In the end the app worked remarkably well in both orientations.  We ended up performing two tweaks to enhance portrait orientation:

In portrait orientation the space for the hotels name was very limited.  This meant that the ‘more’ button simply wouldn’t fit.  We decided to replace the ‘more’ text with Android’s ‘three dot’ menu icon.

portrat hotel name

Secondly we adjusted the padding around dialogs to ensure they fit.  In landscape mode the apps dialogs have padding to the left and right.  We simply adjusted this in portrait so that the padding was above and below the dialog:

landscape dialog

Finally we found that the widescreen aspect ratio of Android devices meant some content that would fit in comfortably on the iPad didn’t fit on Android.  In particular the hotel view either had to have a letterbox sized image, or the text would not fix on the nexus 7.  After some playing around with font sizes and image heights we decided to instead introduce a scroll bar and have the user move down to view any additional text:

scroll bar



You can try out the end result in the google play store:

Get it on Google Play

I believe one of the key success factors is that Involved came to the Android port with an open mind – they were willing to alter the design of the application where ever necessary to ensure that it worked well on the Android platform.  They also realised early on, that time and effort would need to be invested in producing proper Android UI, rather than just copying everything wholesale from the iOS app.

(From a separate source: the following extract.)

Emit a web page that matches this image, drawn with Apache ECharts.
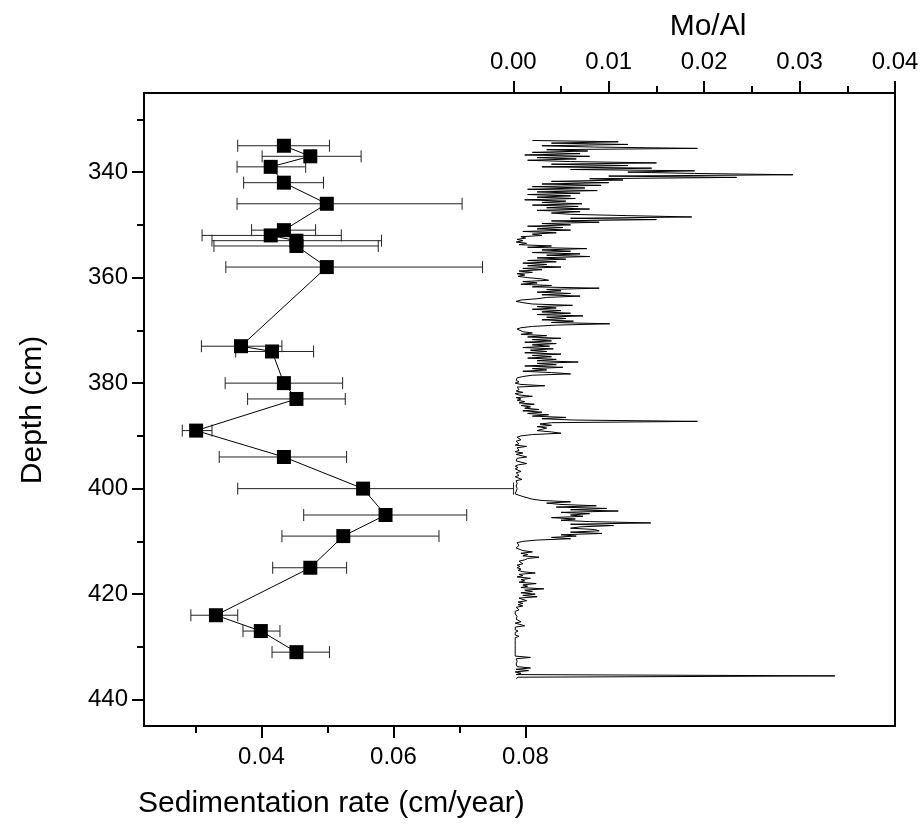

Another important factor was attention to detail.  The kind of obsessive focus on design that is needed to create a great iOS app is often discussed in blog posts – however just as much attention and effort is required to build a great Android app.

The app has received fantastic feedback both from Involved, and Accor themselves.  By borrowing the most distinctive elements from the iPad version but carefully adapting them, we were able to build an app that is instantly recognisable as ‘Accor Directory’ but also is pure Android.